Hi hackers,
(I know, pg_stat_statements is already too wide, but bear with me, there is a really important use case that the proposed column solves)
When managing many clusters with thousands of query patterns, we need automated ways to detect missing indexes. Currently, if we want to find candidate queries that potentially can be improved using new indexes, looking at pg_stat_statements we need to use us total_exec_time, mean_exec_time, shared_blks_(hit|read) -- useful, but noisy for index detection since heavy aggregate queries rank high yet often can't benefit from additional indexes.
Rows removed by filter is a strong signal that an index would help. EXPLAIN shows this per-execution, but for fleet-wide automated analysis we need it aggregated in pg_stat_statements.
The proposed patch adds:
- rows_filtered column: sum of nfiltered1 + nfiltered2 from all plan nodes
- GUC pg_stat_statements.track_rows_filtered (default: off)

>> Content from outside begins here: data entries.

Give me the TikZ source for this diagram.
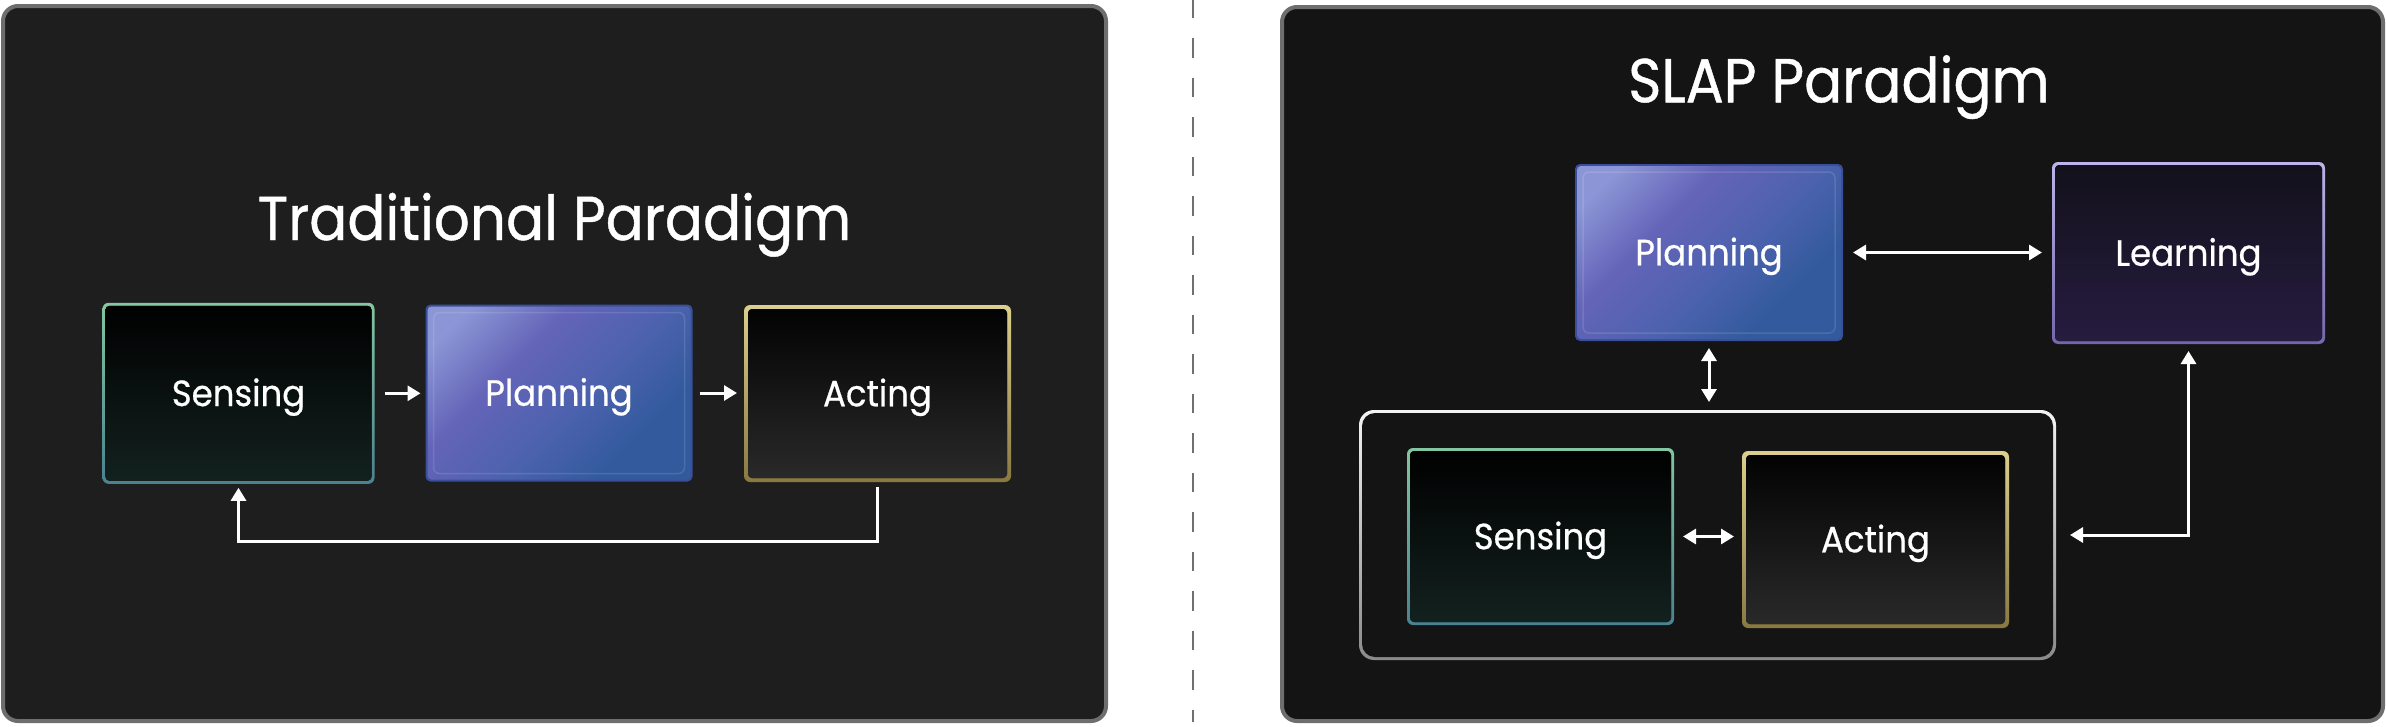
\documentclass[tikz,border=0pt]{standalone}
\usepackage{fontspec}
\setmainfont{Poppins}
\newfontfamily\ttlfont[FakeStretch=0.91, FakeBold=0.7]{Poppins}
\newfontfamily\lblfont[FakeStretch=0.93, FakeBold=0.6]{Poppins}
\usetikzlibrary{arrows.meta,calc}
\definecolor{lpanel}{HTML}{1E1E1E}
\definecolor{rpanel}{HTML}{141414}
\definecolor{pborder}{HTML}{6E6E6E}
\definecolor{sensTop}{HTML}{000000}
\definecolor{sensBot}{HTML}{13221F}
\definecolor{sensBTop}{HTML}{82C6A2}
\definecolor{sensBBot}{HTML}{4A8290}
\definecolor{actTop}{HTML}{020202}
\definecolor{actBot}{HTML}{2A2A2A}
\definecolor{actBTop}{HTML}{DCCE8C}
\definecolor{actBBot}{HTML}{8A7842}
\definecolor{lrnTop}{HTML}{13111B}
\definecolor{lrnBot}{HTML}{261C40}
\definecolor{lrnBTop}{HTML}{BCB4EA}
\definecolor{lrnBBot}{HTML}{7466AC}
\definecolor{planBorder}{HTML}{3A4F9C}
\definecolor{planA}{HTML}{8C96D6}
\definecolor{planB}{HTML}{6464B8}
\definecolor{planC}{HTML}{4C62AE}
\definecolor{planD}{HTML}{325A9C}
\definecolor{grpBTop}{HTML}{F4F4F4}
\definecolor{grpBBot}{HTML}{8A8A8A}
\definecolor{divider}{HTML}{707070}
\pgfdeclarehorizontalshading{planshade}{100bp}{color(0bp)=(planA); color(22bp)=(planA); color(38bp)=(planB); color(55bp)=(planC); color(70bp)=(planD); color(100bp)=(planD)}
\tikzset{
  panel/.style={draw=pborder, line width=4pt, rounded corners=15pt, inner sep=0pt, outer sep=0pt},
  ttl/.style={text=white, font=\ttlfont\fontsize{62}{70}\selectfont, inner sep=0pt},
  lbl/.style={text=white, font=\lblfont\fontsize{36.5}{40}\selectfont, inner sep=0pt, outer sep=0pt,
              text height=25.5pt, text depth=0pt, align=center},
  boxbase/.style={lbl, rounded corners=6pt, minimum width=267pt, minimum height=177pt},
  gradbox/.style n args={5}{boxbase, top color=#1, bottom color=#2,
    path picture={\fill[top color=#3, bottom color=#4, rounded corners=4pt]
      ([shift={(#5,#5)}]path picture bounding box.south west) rectangle
      ([shift={(-#5,-#5)}]path picture bounding box.north east);}},
  sensbox/.style={gradbox={sensBTop}{sensBBot}{sensTop}{sensBot}{3pt}},
  actbox/.style={gradbox={actBTop}{actBBot}{actTop}{actBot}{4pt}},
  lrnbox/.style={gradbox={lrnBTop}{lrnBBot}{lrnTop}{lrnBot}{3pt}},
  planbox/.style={boxbase, fill=planBorder, rounded corners=5pt,
    path picture={
      \fill[shading=planshade, shading angle=-45, rounded corners=4pt]
      ([shift={(2pt,2pt)}]path picture bounding box.south west) rectangle
      ([shift={(-2pt,-2pt)}]path picture bounding box.north east);
      \draw[white, opacity=0.12, line width=1.5pt, rounded corners=6pt]
      ([shift={(8pt,8pt)}]path picture bounding box.south west) rectangle
      ([shift={(-8pt,-8pt)}]path picture bounding box.north east);}},
  grpbox/.style={top color=grpBTop, bottom color=grpBBot, rounded corners=15pt, inner sep=0pt, outer sep=0pt,
    path picture={\fill[rpanel, rounded corners=13pt]
      ([shift={(3pt,3pt)}]path picture bounding box.south west) rectangle
      ([shift={(-3pt,-3pt)}]path picture bounding box.north east);}},
  arr/.style={white, line width=3pt, -{Triangle[length=13pt, width=15pt]}},
  darr/.style={white, line width=3pt, {Triangle[length=13pt, width=15pt]}-{Triangle[length=13pt, width=15pt]}},
}
\begin{document}
\begin{tikzpicture}[x=1pt, y=-1pt]
\useasboundingbox (0,0) rectangle (2386,726);
% panels
\node[panel, fill=lpanel, minimum width=1103pt, minimum height=715pt] (lp) at (554.5,363.5) {};
\node[panel, fill=rpanel, minimum width=1101pt, minimum height=714pt] (rp) at (1832.5,364) {};
% divider
\coordinate (dtop) at (1193,-1.5);
\coordinate (dbot) at (1193,722);
\draw[divider, line width=2.5pt, dash pattern=on 19.5pt off 20pt] (dtop) -- (dbot);
% titles
\node[ttl, anchor=base] (t1) at (554.5,240) {Traditional Paradigm};
\node[ttl, anchor=base] (t2) at (1839,102.3) {SLAP Paradigm};
% traditional
\node[sensbox, minimum width=272pt, minimum height=181pt] (s1) at (238.5,393.3) {Sensing};
\node[planbox] (p1) at (559,393) {Planning};
\node[actbox] (a1) at (877.5,393.5) {Acting};
\draw[arr, shorten <=10pt, shorten >=5pt] (s1.east) -- (s1.east -| p1.west);
\draw[arr, shorten <=7pt, shorten >=7pt] (p1.east) -- (p1.east -| a1.west);
\coordinate (fb) at (560,541.5);
\draw[arr, shorten <=5pt, shorten >=4pt] (a1.south) |- (fb) -| (s1.south);
% SLAP
\node[grpbox, minimum width=697pt, minimum height=250pt] (g) at (1707.5,535) {};
\node[planbox, minimum width=268pt] (p2) at (1709,252.5) {Planning};
\node[lrnbox, minimum width=273pt, minimum height=182pt] (l2) at (2188.5,253) {Learning};
\node[sensbox] (s2) at (1540.5,536.5) {Sensing};
\node[actbox] (a2) at (1875.5,539.5) {Acting};
\draw[darr, shorten <=10pt, shorten >=10pt] (p2.east) -- (p2.east -| l2.west);
\draw[darr, shorten <=7pt, shorten >=8pt] (p2.south) -- (p2.south |- g.north);
\draw[darr, shorten <=9pt, shorten >=8pt] (s2.east) -- (s2.east -| a2.west);
\draw[darr, shorten <=14pt, shorten >=7pt] (g.east) -| (l2.south);
\end{tikzpicture}
\end{document}
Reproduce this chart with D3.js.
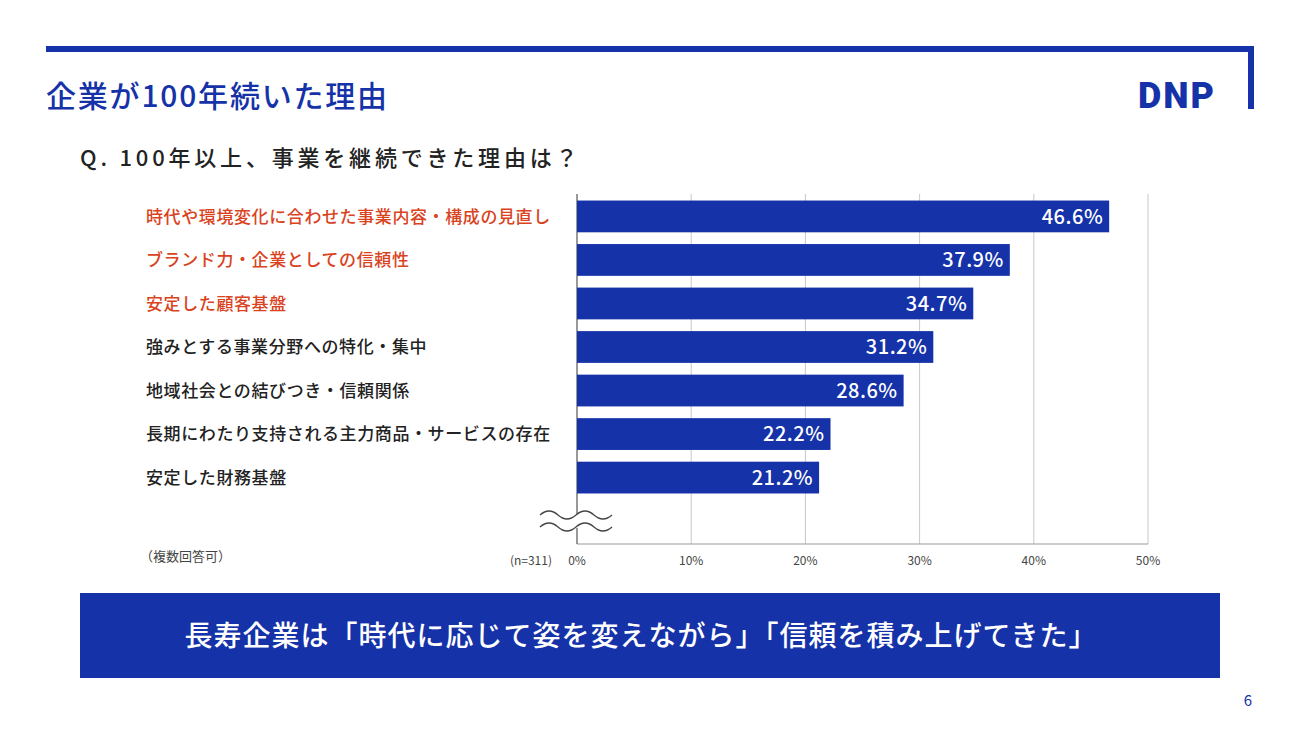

- Uses INSTRUMENT_ROWS only (no timing overhead)
Implementation: sums nfiltered1+nfiltered2 at ExecutorEnd. Uses INSTRUMENT_ROWS (not INSTRUMENT_ALL) — just counter increments, no timing overhead. Controlled by new GUC track_rows_filtered (default: off, PGC_SUSET). Stats file header bumped for upgrade compatibility. Includes regression tests and docs.